TASK DIRECTIONS: Your task is to retype the lines from the opening of the material through the line that includes "pos = np.arange(len(YEARS))". Do not copy the pictures.

SUPPLIED MATERIAL:

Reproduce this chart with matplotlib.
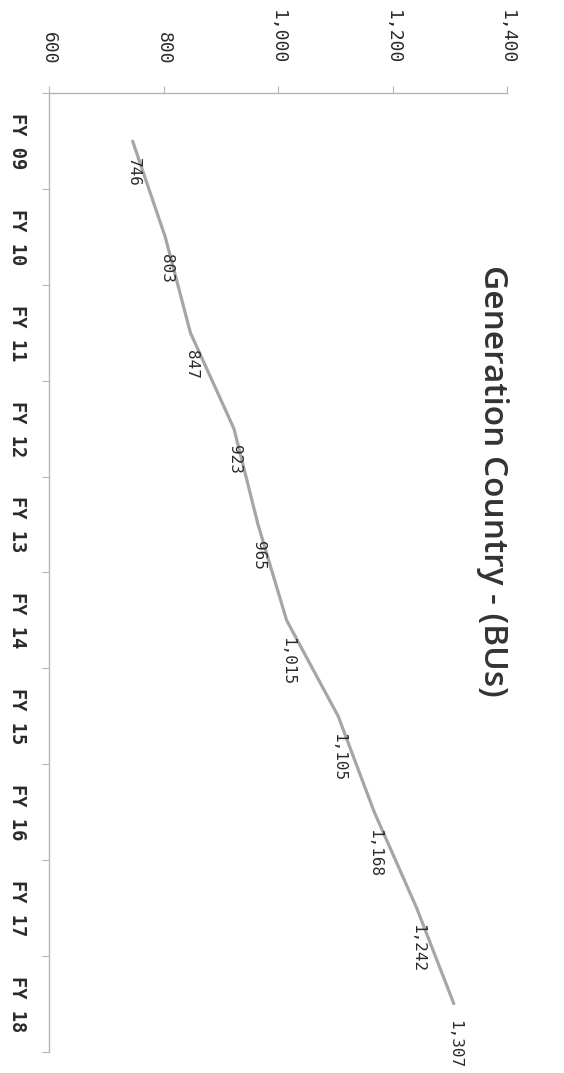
import numpy as np
import matplotlib.pyplot as plt


YEARS = ["FY 09", "FY 10", "FY 11", "FY 12", "FY 13",
         "FY 14", "FY 15", "FY 16", "FY 17", "FY 18"]
BUS = [746, 803, 847, 923, 965, 1015, 1105, 1168, 1242, 1307]
VALUE_TICKS = [600, 800, 1000, 1200, 1400]
TITLE = "Generation Country - (BUs)"

LINE_COLOUR = "#a6a6a6"
AXIS_COLOUR = "#b5b5b5"
TEXT_COLOUR = "#2a2a2a"
MONO = "DejaVu Sans Mono"


def main():
    fig = plt.figure(figsize=(5.64, 10.73), dpi=100)
    # chart is drawn turned a quarter clockwise: values run left to right,
    # years run top to bottom, all text reads downwards
    ax = fig.add_axes([0.087, 0.02, 0.812, 0.893])
    pos = np.arange(len(YEARS))

    ax.plot(BUS, pos, color=LINE_COLOUR, lw=2.3, solid_capstyle="round")
    for v, p in zip(BUS, pos):
        ax.annotate(f"{v:,}", (v, p), xytext=(6, -12), textcoords="offset points",
                    rotation=-90, ha="right", va="top", fontsize=11.5,
                    family=MONO, color=TEXT_COLOUR)

    ax.set_xlim(VALUE_TICKS[0], VALUE_TICKS[-1])
    ax.set_ylim(len(YEARS) - 0.5, -0.5)

    # value axis along the top
    ax.xaxis.tick_top()
    ax.set_xticks(VALUE_TICKS)
    ax.set_xticklabels([f"{t:,}" for t in VALUE_TICKS], rotation=-90,
                       family=MONO, fontsize=13, color=TEXT_COLOUR)
    ax.tick_params(axis="x", length=5, width=0.8, color=AXIS_COLOUR, pad=16)

    # year axis on the left, ticks between categories
    ax.set_yticks(np.arange(len(YEARS) + 1) - 0.5)
    ax.set_yticklabels([])
    ax.set_yticks(pos, minor=True)
    ax.set_yticklabels(YEARS, minor=True, rotation=-90, family=MONO,
                       fontsize=13.5, fontweight="bold", color=TEXT_COLOUR,
                       va="center")
    ax.tick_params(axis="y", which="major", length=5, width=0.8, color=AXIS_COLOUR)
    ax.tick_params(axis="y", which="minor", length=0, pad=16)

    for side in ("right", "bottom"):
        ax.spines[side].set_visible(False)
    for side in ("left", "top"):
        ax.spines[side].set_color(AXIS_COLOUR)
        ax.spines[side].set_linewidth(1.0)

    fig.text(0.873, 0.552, TITLE, rotation=-90, ha="center", va="center",
             family=["Open Sans", "DejaVu Sans"], fontsize=24, fontweight="semibold",
             color="#333333")

    fig.savefig("out.png", dpi=100, facecolor="white")


if __name__ == "__main__":
    main()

TASK OUTPUT:
Reproduce this chart with matplotlib.
import numpy as np
import matplotlib.pyplot as plt


YEARS = ["FY 09", "FY 10", "FY 11", "FY 12", "FY 13",
         "FY 14", "FY 15", "FY 16", "FY 17", "FY 18"]
BUS = [746, 803, 847, 923, 965, 1015, 1105, 1168, 1242, 1307]
VALUE_TICKS = [600, 800, 1000, 1200, 1400]
TITLE = "Generation Country - (BUs)"

LINE_COLOUR = "#a6a6a6"
AXIS_COLOUR = "#b5b5b5"
TEXT_COLOUR = "#2a2a2a"
MONO = "DejaVu Sans Mono"


def main():
    fig = plt.figure(figsize=(5.64, 10.73), dpi=100)
    # chart is drawn turned a quarter clockwise: values run left to right,
    # years run top to bottom, all text reads downwards
    ax = fig.add_axes([0.087, 0.02, 0.812, 0.893])
    pos = np.arange(len(YEARS))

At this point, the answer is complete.